Most EVs have a GPS that tells drivers where the nearest charging stations are, but options are still limited.
Whitney’s at Gulf of Mexico Drive and Broadway has two Tesla chargers for restaurant customers. Owner James Brearley said his establishment is considered an official Tesla charging station. It is not considered a Tesla supercharging station like the one at 5903 Honore Ave. in Sarasota.
While the Whitney’s EV chargers only accept Tesla vehicles, the establishment pays for the cost of electricity. Tesla paid for the cost of the chargers.
“I fell in love with the idea that it was an old gas station, like still being able to fill up your vehicle with clean energy,” Brearley said. “I just thought there was some like storyline there that was really kind of like subtly cool.”

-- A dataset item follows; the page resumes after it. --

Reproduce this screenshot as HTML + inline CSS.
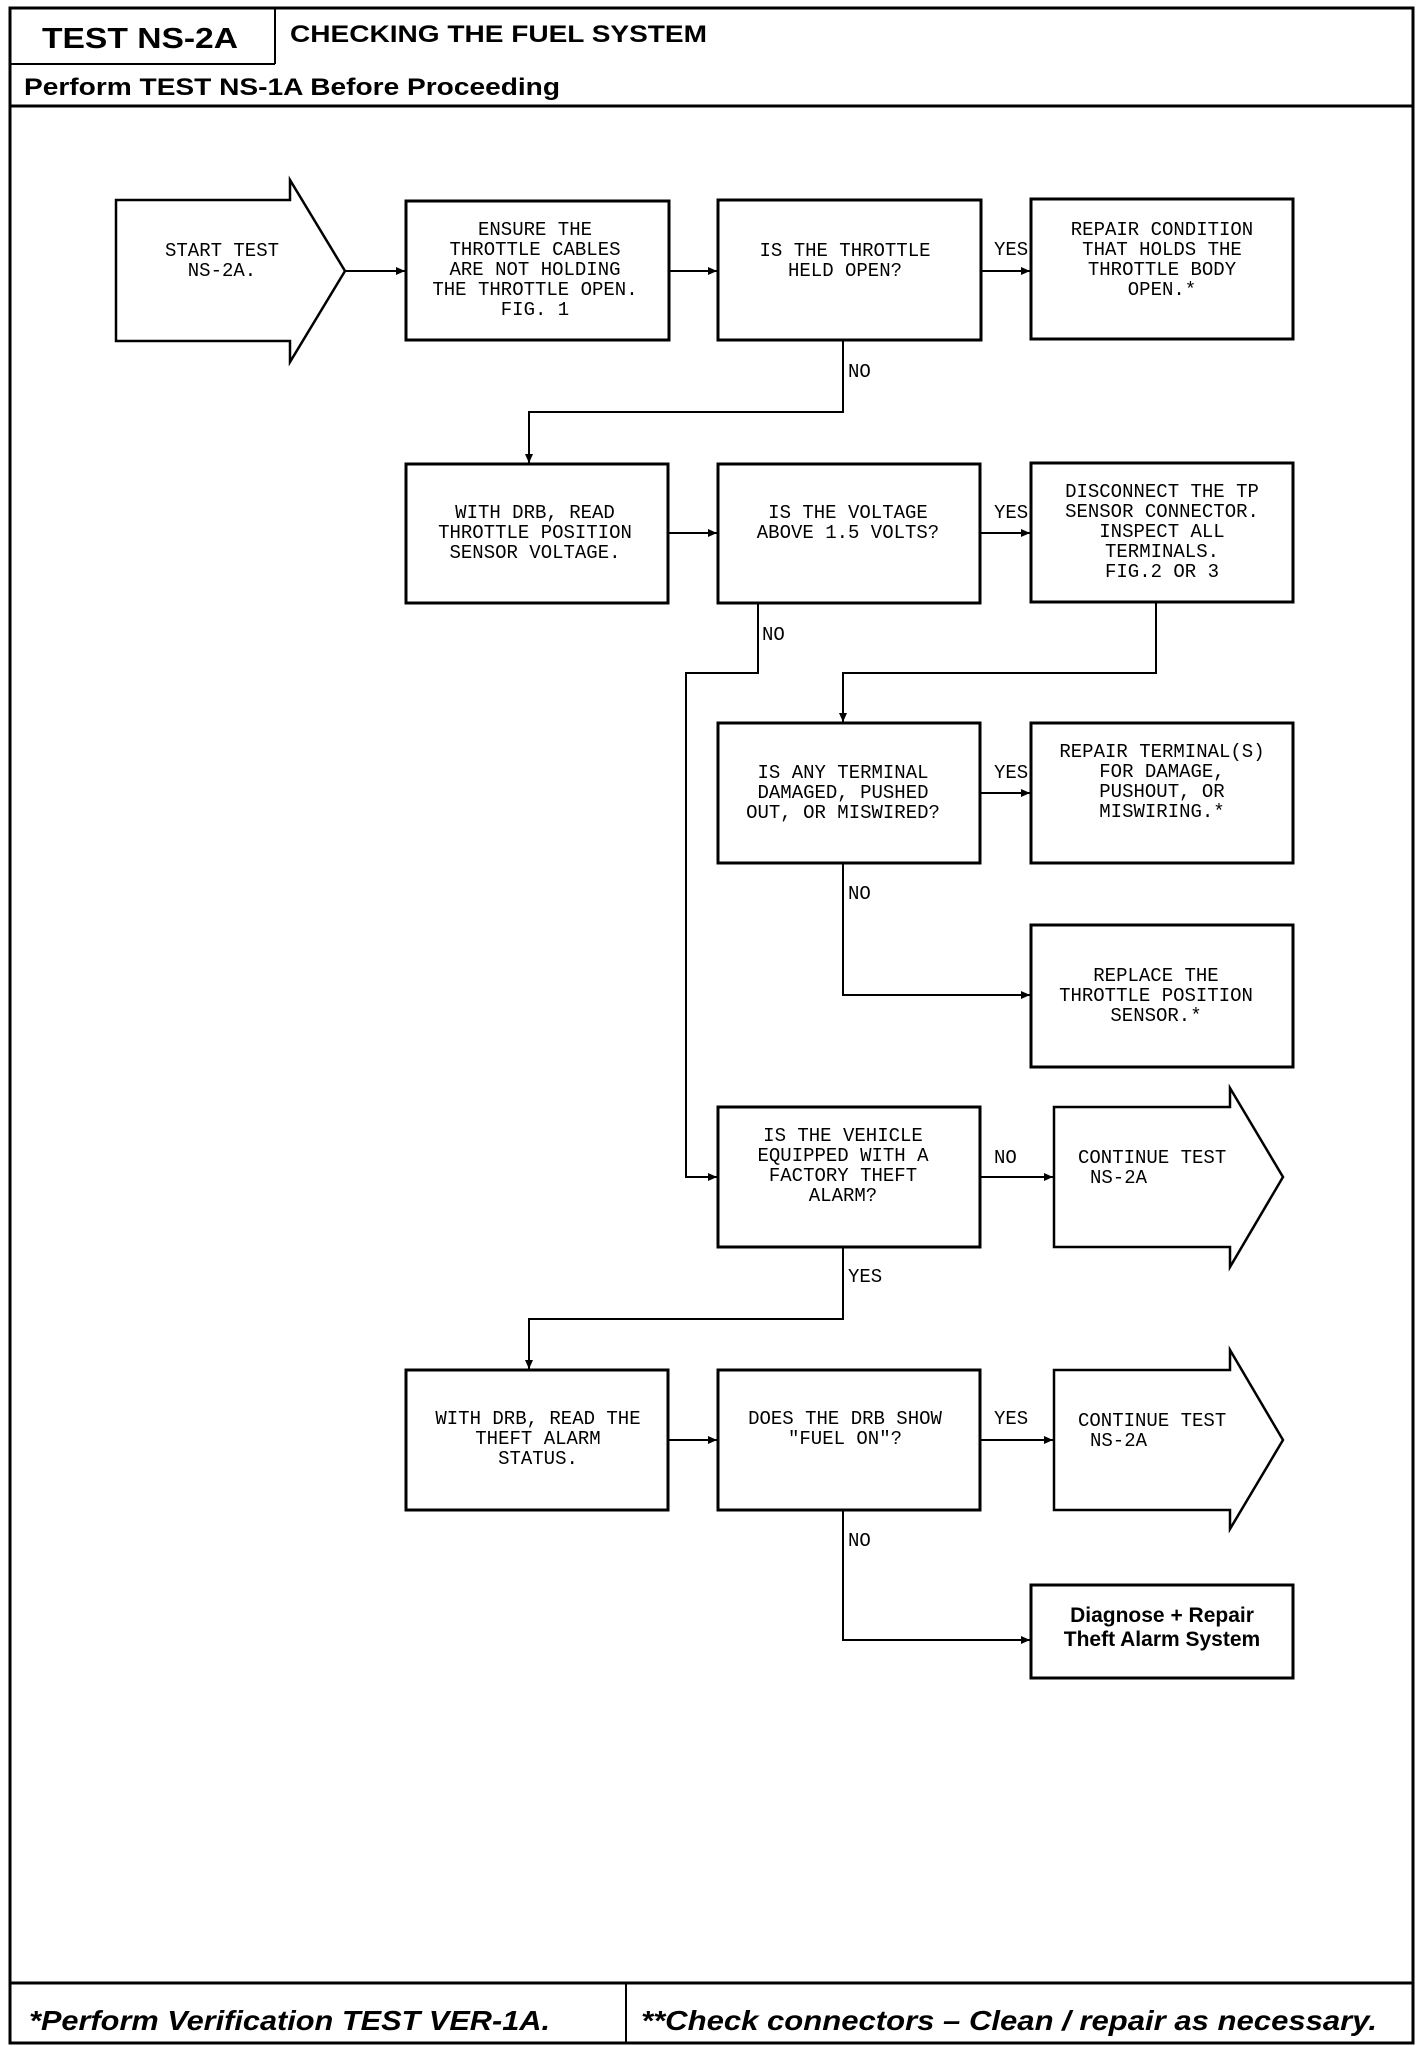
<!DOCTYPE html>
<html><head><meta charset="utf-8"><style>
html,body{margin:0;padding:0;background:#fff}
svg{display:block}
.m{font-family:"Liberation Mono",monospace;font-size:19px;fill:#000}
.b{font-family:"Liberation Sans",sans-serif;font-weight:bold;fill:#000}
</style></head><body>
<svg width="1424" height="2046" viewBox="0 0 1424 2046" xmlns="http://www.w3.org/2000/svg">
<defs><marker id="a" markerWidth="10" markerHeight="10" refX="9" refY="5" orient="auto" markerUnits="userSpaceOnUse"><path d="M0,1 L9,5 L0,9 Z" fill="#000"/></marker></defs>
<g fill="none" stroke="#000">
<rect x="10" y="8" width="1403" height="2035" stroke-width="3"/>
<line x1="275" y1="8" x2="275" y2="64" stroke-width="2"/>
<line x1="10" y1="64" x2="275" y2="64" stroke-width="2"/>
<line x1="10" y1="106" x2="1413" y2="106" stroke-width="3"/>
<line x1="10" y1="1983" x2="1413" y2="1983" stroke-width="3"/>
<line x1="626" y1="1983" x2="626" y2="2043" stroke-width="2"/>
<g stroke-width="3">
<path d="M116,200 H290 V180 L345,271 L290,362 V341 H116 Z" stroke-width="2.5"/>
<rect x="406" y="201" width="263" height="139"/>
<rect x="718" y="200" width="263" height="140"/>
<rect x="1031" y="199" width="262" height="140"/>
<rect x="406" y="464" width="262" height="139"/>
<rect x="718" y="464" width="262" height="139"/>
<rect x="1031" y="463" width="262" height="139"/>
<rect x="718" y="723" width="262" height="140"/>
<rect x="1031" y="723" width="262" height="140"/>
<rect x="1031" y="925" width="262" height="142"/>
<rect x="718" y="1107" width="262" height="140"/>
<path d="M1054,1107 H1230 V1088 L1283,1177 L1230,1267 V1247 H1054 Z" stroke-width="2.5"/>
<rect x="406" y="1370" width="262" height="140"/>
<rect x="718" y="1370" width="262" height="140"/>
<path d="M1054,1370 H1230 V1350 L1283,1440 L1230,1529 V1510 H1054 Z" stroke-width="2.5"/>
<rect x="1031" y="1585" width="262" height="93"/>
</g>
<g stroke-width="2" marker-end="url(#a)">
<line x1="345" y1="271" x2="405" y2="271"/>
<line x1="669" y1="271" x2="717" y2="271"/>
<line x1="981" y1="271" x2="1030" y2="271"/>
<path d="M843,340 V412 H529 V463"/>
<line x1="668" y1="533" x2="717" y2="533"/>
<line x1="980" y1="533" x2="1030" y2="533"/>
<path d="M758,603 V673 H686 V1177 H717"/>
<path d="M1156,602 V673 H843 V722"/>
<line x1="980" y1="793" x2="1030" y2="793"/>
<path d="M843,863 V995 H1030"/>
<line x1="980" y1="1177" x2="1053" y2="1177"/>
<path d="M843,1247 V1319 H529 V1369"/>
<line x1="668" y1="1440" x2="717" y2="1440"/>
<line x1="980" y1="1440" x2="1053" y2="1440"/>
<path d="M843,1510 V1640 H1030"/>
</g>
</g>
<text x="42" y="48" class="b" font-size="29" textLength="196" lengthAdjust="spacingAndGlyphs">TEST NS-2A</text>
<text x="290" y="42" class="b" font-size="24" textLength="417" lengthAdjust="spacingAndGlyphs">CHECKING THE FUEL SYSTEM</text>
<text x="24" y="95" class="b" font-size="24" textLength="536" lengthAdjust="spacingAndGlyphs">Perform TEST NS-1A Before Proceeding</text>
<text x="29" y="2030" class="b" font-size="28" font-style="italic" textLength="521" lengthAdjust="spacingAndGlyphs">*Perform Verification TEST VER-1A.</text>
<text x="641" y="2030" class="b" font-size="28" font-style="italic" textLength="736" lengthAdjust="spacingAndGlyphs">**Check connectors – Clean / repair as necessary.</text>
<g class="m" text-anchor="middle">
<text x="222" y="256">START TEST</text><text x="222" y="276">NS-2A.</text>
<text x="535" y="235">ENSURE THE</text><text x="535" y="255">THROTTLE CABLES</text><text x="535" y="275">ARE NOT HOLDING</text><text x="535" y="295">THE THROTTLE OPEN.</text><text x="535" y="315">FIG. 1</text>
<text x="845" y="256">IS THE THROTTLE</text><text x="845" y="276">HELD OPEN?</text>
<text x="1162" y="235">REPAIR CONDITION</text><text x="1162" y="255">THAT HOLDS THE</text><text x="1162" y="275">THROTTLE BODY</text><text x="1162" y="295">OPEN.*</text>
<text x="535" y="518">WITH DRB, READ</text><text x="535" y="538">THROTTLE POSITION</text><text x="535" y="558">SENSOR VOLTAGE.</text>
<text x="848" y="518">IS THE VOLTAGE</text><text x="848" y="538">ABOVE 1.5 VOLTS?</text>
<text x="1162" y="497">DISCONNECT THE TP</text><text x="1162" y="517">SENSOR CONNECTOR.</text><text x="1162" y="537">INSPECT ALL</text><text x="1162" y="557">TERMINALS.</text><text x="1162" y="577">FIG.2 OR 3</text>
<text x="843" y="778">IS ANY TERMINAL</text><text x="843" y="798">DAMAGED, PUSHED</text><text x="843" y="818">OUT, OR MISWIRED?</text>
<text x="1162" y="757">REPAIR TERMINAL(S)</text><text x="1162" y="777">FOR DAMAGE,</text><text x="1162" y="797">PUSHOUT, OR</text><text x="1162" y="817">MISWIRING.*</text>
<text x="1156" y="981">REPLACE THE</text><text x="1156" y="1001">THROTTLE POSITION</text><text x="1156" y="1021">SENSOR.*</text>
<text x="843" y="1141">IS THE VEHICLE</text><text x="843" y="1161">EQUIPPED WITH A</text><text x="843" y="1181">FACTORY THEFT</text><text x="843" y="1201">ALARM?</text>
<text x="538" y="1424">WITH DRB, READ THE</text><text x="538" y="1444">THEFT ALARM</text><text x="538" y="1464">STATUS.</text>
<text x="845" y="1424">DOES THE DRB SHOW</text><text x="845" y="1444">"FUEL ON"?</text>
</g>
<g class="m">
<text x="1078" y="1163">CONTINUE TEST</text><text x="1090" y="1183">NS-2A</text>
<text x="1078" y="1426">CONTINUE TEST</text><text x="1090" y="1446">NS-2A</text>
<text x="994" y="255">YES</text><text x="848" y="377">NO</text>
<text x="994" y="518">YES</text><text x="762" y="640">NO</text>
<text x="994" y="778">YES</text><text x="848" y="899">NO</text>
<text x="994" y="1163">NO</text><text x="848" y="1282">YES</text>
<text x="994" y="1424">YES</text><text x="848" y="1546">NO</text>
</g>
<text x="1162" y="1622" class="b" font-size="21" text-anchor="middle">Diagnose + Repair</text>
<text x="1162" y="1646" class="b" font-size="21" text-anchor="middle">Theft Alarm System</text>
</svg>
</body></html>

Several other condos offer their residents communal electric charging stations like the two offered at Marina Bay.
“I think having the town install on a pay-per-use basis would be a huge opportunity and a big improvement for Longboat Key,” Samuels said.
The city of Venice has recently agreed to a partnership with Florida Power and Light to add EV charging stations. The city already operates four.
“I think the whole electric vehicles thing is something that all jurisdictions, all municipalities, probably on the federal level are going to have to formulate a policy because right now it’s kind of piecemeal,” Gans said.
Harmer said Longboat Key is in discussions with FPL about the program and potential sites on the island. Town staff is planning to update commissioners about the specifics of the program at an upcoming meeting. Harmer said staff will seek direction on whether it’s something commissioners want to pursue.
The push to get more EV charging stations on Longboat Key comes as other residents have written in the town survey about how they would like to see another gas station on the island for convenience and to make the prices more reasonable.
On Friday, the Mobil on Longboat Key offered a gallon of unleaded gas for $2.99. On the same day, GasBuddy.com showed three gas stations in Sarasota that offered a gallon of unleaded gas for $2.63.